Per uno come me che con le parole ci ha campato una vita – parole da giornale, è vero, parole scritte e riscritte, è vero, ma sempre parole – è una sensazione strana quella di trovarsi senza parole. Ed è quello che mi succede quando, come stasera, mi trovo davanti a spettacoli imprevisti – ed effimeri, ma questo, pure se lo sai, sul momento non ci fai caso – come la luce struggente di un tramonto dopo una giornata piena d’acqua che di più davvero non si può.

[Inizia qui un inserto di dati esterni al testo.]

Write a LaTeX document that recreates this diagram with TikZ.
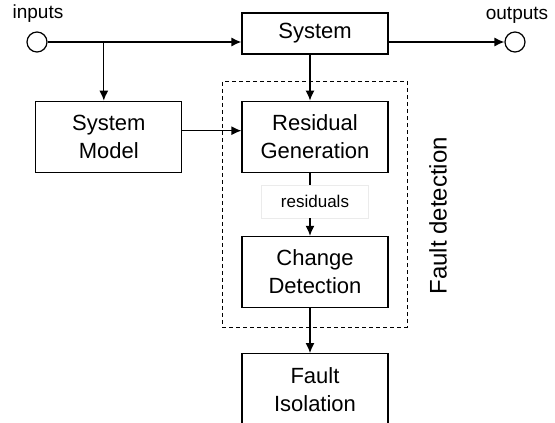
\documentclass[tikz,border=0pt]{standalone}
\usepackage{fontspec}
\setmainfont{Liberation Sans}
\usetikzlibrary{arrows.meta, calc, positioning, fit}
\tikzstyle{block} = [rectangle, line width=1.2pt, minimum width=146pt, minimum height=71pt, align=center, draw=black, font=\fontsize{22}{28}\selectfont]
\tikzstyle{port} = [circle, line width=1.2pt, draw=black, minimum size=20pt, inner sep=0pt]
\tikzstyle{tag} = [rectangle, draw=black!8, minimum width=107pt, minimum height=33pt, font=\fontsize{17}{20}\selectfont]
\tikzstyle{line} = [line width=1.2pt]
\tikzstyle{arrow} = [line width=1.2pt,-{Latex[length=10pt,width=9pt]}]
\begin{document}
\begin{tikzpicture}[x=1pt, y=-1pt]
		\useasboundingbox (0,0) rectangle (555,423);
		\node (System) [block, minimum height=41pt] at (315,33.5) {System};
		\node (ResGen) [block, below=46pt of System] {Residual\\Generation};
		\node (ChangeDet) [block, below=63pt of ResGen] {Change\\Detection};
		\node (FaultIso) [block, below=45pt of ChangeDet, minimum height=72pt] {Fault\\Isolation};
		\node (SysModel) [block, left=59pt of ResGen] {System\\Model};
		\node (residuals) [tag] at ($(ResGen.south)!0.5!(ChangeDet.north)+(0,-3)$) {residuals};
		\node (FD) [draw, line width=1pt, dash pattern=on 4pt off 3pt, fit=(ResGen)(ChangeDet), inner sep=19pt] {};
		\node (FDlabel) [rotate=90, font=\fontsize{24}{28}\selectfont] at ($(FD.east)+(30,11.5)$) {Fault detection};
		\node (inputs) [port] at (37,42) {};
		\node (outputs) [port] at (515,42) {};
		\node (inLabel) [font=\fontsize{19}{22}\selectfont] at (38,14) {inputs};
		\node (outLabel) [font=\fontsize{19}{22}\selectfont] at (517,15) {outputs};
		\coordinate (Branch) at ([xshift=-5pt]SysModel.north |- inputs);
		\draw [arrow] (inputs.east) -- (inputs -| System.west);
		\draw [arrow] (Branch) -- (Branch |- SysModel.north);
		\draw [arrow] (System.east |- outputs) -- (outputs.west);
		\draw [arrow] ([xshift=-5pt]System.south) -- ([xshift=-5pt]ResGen.north);
		\draw [arrow] ([yshift=6pt]SysModel.east) -- ([yshift=6pt]ResGen.west);
		\draw [line] ([xshift=-5pt]ResGen.south) -- ([xshift=-5pt]ResGen.south |- residuals.north);
		\draw [arrow] ([xshift=-5pt]ResGen.south |- residuals.south) -- ([xshift=-5pt]ChangeDet.north);
		\draw [arrow] ([xshift=-5pt]ChangeDet.south) -- ([xshift=-5pt]FaultIso.north);
\end{tikzpicture}
\end{document}
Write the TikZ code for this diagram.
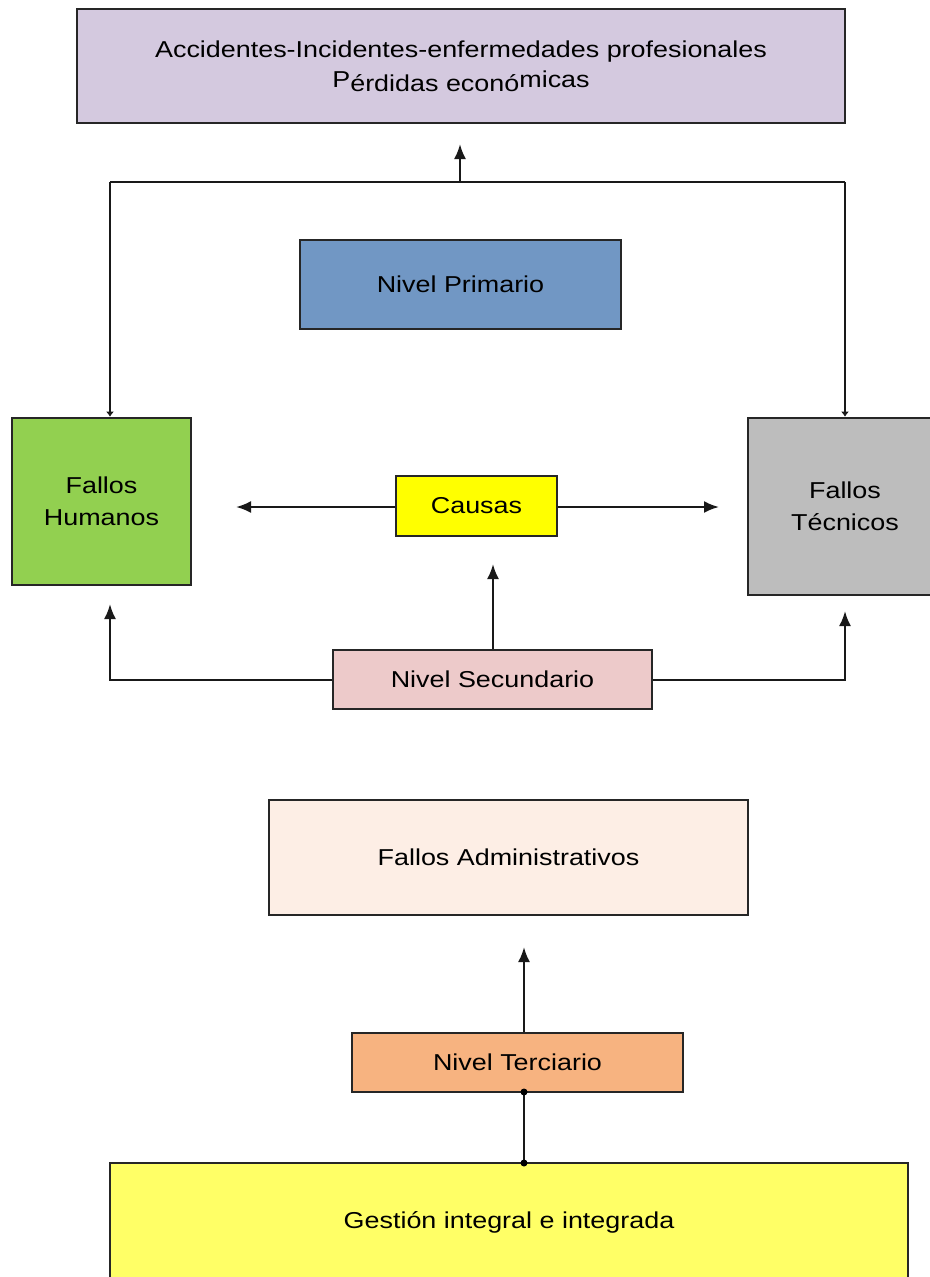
\documentclass[tikz,border=0pt]{standalone}
\usepackage{fontspec}
\setmainfont{Liberation Sans}[FakeStretch=1.17]
\usetikzlibrary{arrows.meta}
\definecolor{cTop}{HTML}{D4C9DF}
\definecolor{cPrim}{HTML}{7197C4}
\definecolor{cHum}{HTML}{92D050}
\definecolor{cTec}{HTML}{BDBDBD}
\definecolor{cCau}{HTML}{FFFF00}
\definecolor{cSec}{HTML}{EDCACA}
\definecolor{cAdm}{HTML}{FDEEE5}
\definecolor{cTer}{HTML}{F7B380}
\definecolor{cGes}{HTML}{FFFF66}
\begin{document}
\begin{tikzpicture}[x=1pt,y=-1pt,
  box/.style={draw=black!85, line width=2.6pt, inner sep=0pt, align=center,
    font=\fontsize{23}{32}\selectfont},
  conn/.style={line width=2.3pt, black!90},
  arr/.style={conn, -{Latex[length=15pt,width=12pt]}},
  tiny/.style={conn, -{Latex[length=5pt,width=8pt]}}]
\useasboundingbox (0,0) rectangle (929,1277);
\fill[white] (0,0) rectangle (929,1277);

\node[box, fill=cTop, minimum width=768pt, minimum height=114pt] (top) at (461,66)
  {Accidentes-Incidentes-enfermedades profesionales\\[-2pt]
   P\raisebox{-0.3ex}{érdidas econó}micas};
\node[box, fill=cPrim, minimum width=321pt, minimum height=89pt] (prim) at (460.5,284.5) {Nivel Primario};
\node[box, fill=cHum, minimum width=179pt, minimum height=167pt] (hum) at (101.5,501.5) {Fallos\\Humanos};
\node[box, fill=cTec, minimum width=194pt, minimum height=177pt] (tec) at (845,506.5) {Fallos\\Técnicos};
\node[box, fill=cCau, minimum width=161pt, minimum height=60pt] (cau) at (476.5,506) {Causas};
\node[box, fill=cSec, minimum width=319pt, minimum height=59pt] (sec) at (492.5,679.5) {Nivel Secundario};
\node[box, fill=cAdm, minimum width=479pt, minimum height=115pt] (adm) at (508.5,857.5) {Fallos Administrativos};
\node[box, fill=cTer, minimum width=331pt, minimum height=59pt] (ter) at (517.5,1062.5) {Nivel Terciario};
\node[box, fill=cGes, minimum width=798pt, minimum height=118pt] (ges) at (509,1222) {Gestión integral e integrada};

% top distribution
\coordinate (jl) at (110,182);
\coordinate (jr) at (845,182);
\coordinate (jm) at (460,182);
\coordinate (jmt) at (460,144);
\draw[conn] (jl) -- (jr);
\draw[arr] (jm) -- (jmt);
\draw[tiny] (jl) -- (jl |- hum.north);
\draw[tiny] (jr) -- (jr |- tec.north);

% causas arrows
\coordinate (cl) at (236,507);
\coordinate (cr) at (719,507);
\draw[arr] (cau.west |- cl) -- (cl);
\draw[arr] (cau.east |- cr) -- (cr);

% secundario
\coordinate (su) at (493,564);
\draw[arr] (sec.north -| su) -- (su);
\coordinate (sl) at (110,680);
\coordinate (slt) at (110,604);
\coordinate (sr) at (845,680);
\coordinate (srt) at (845,611);
\draw[arr] (sec.west |- sl) -- (sl) -- (slt);
\draw[arr] (sec.east |- sr) -- (sr) -- (srt);

% terciario
\coordinate (tu) at (524,947);
\draw[arr] (ter.north -| tu) -- (tu);
\coordinate (tb) at (524,1092);
\coordinate (gt) at (524,1163);
\draw[conn] (tb) -- (gt);
\fill[black] (tb) circle (3.5pt);
\fill[black] (gt) circle (3.5pt);
\end{tikzpicture}
\end{document}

Non un tramonto classico con il sole che scende sulla linea dell’orizzonte, ma quei tramonti al contrario che viviamo qui nella valle, quando la luce cambia, tutto trascolora e volge al desio e ai naviganti – e anche a chi poggia saldamente (?) i piedi per terra – stranisce il core. Sì, perché non sapere dirla, questa sensazione, mi lascia un di più d’insoddisfazione, come se oltre a non sapere dirli non riuscissi nemmeno a goderli pienamente, questi momenti di grazia.
Epperò già viverli è qualcosa. Questo luglio saranno diciassette anni che stiamo qui. Una scelta allora forse un po’ azzardata, quella di mollare Roma e venire a vivere qui in Sabina. Una scelta geniale, però. Una scelta che rifarei.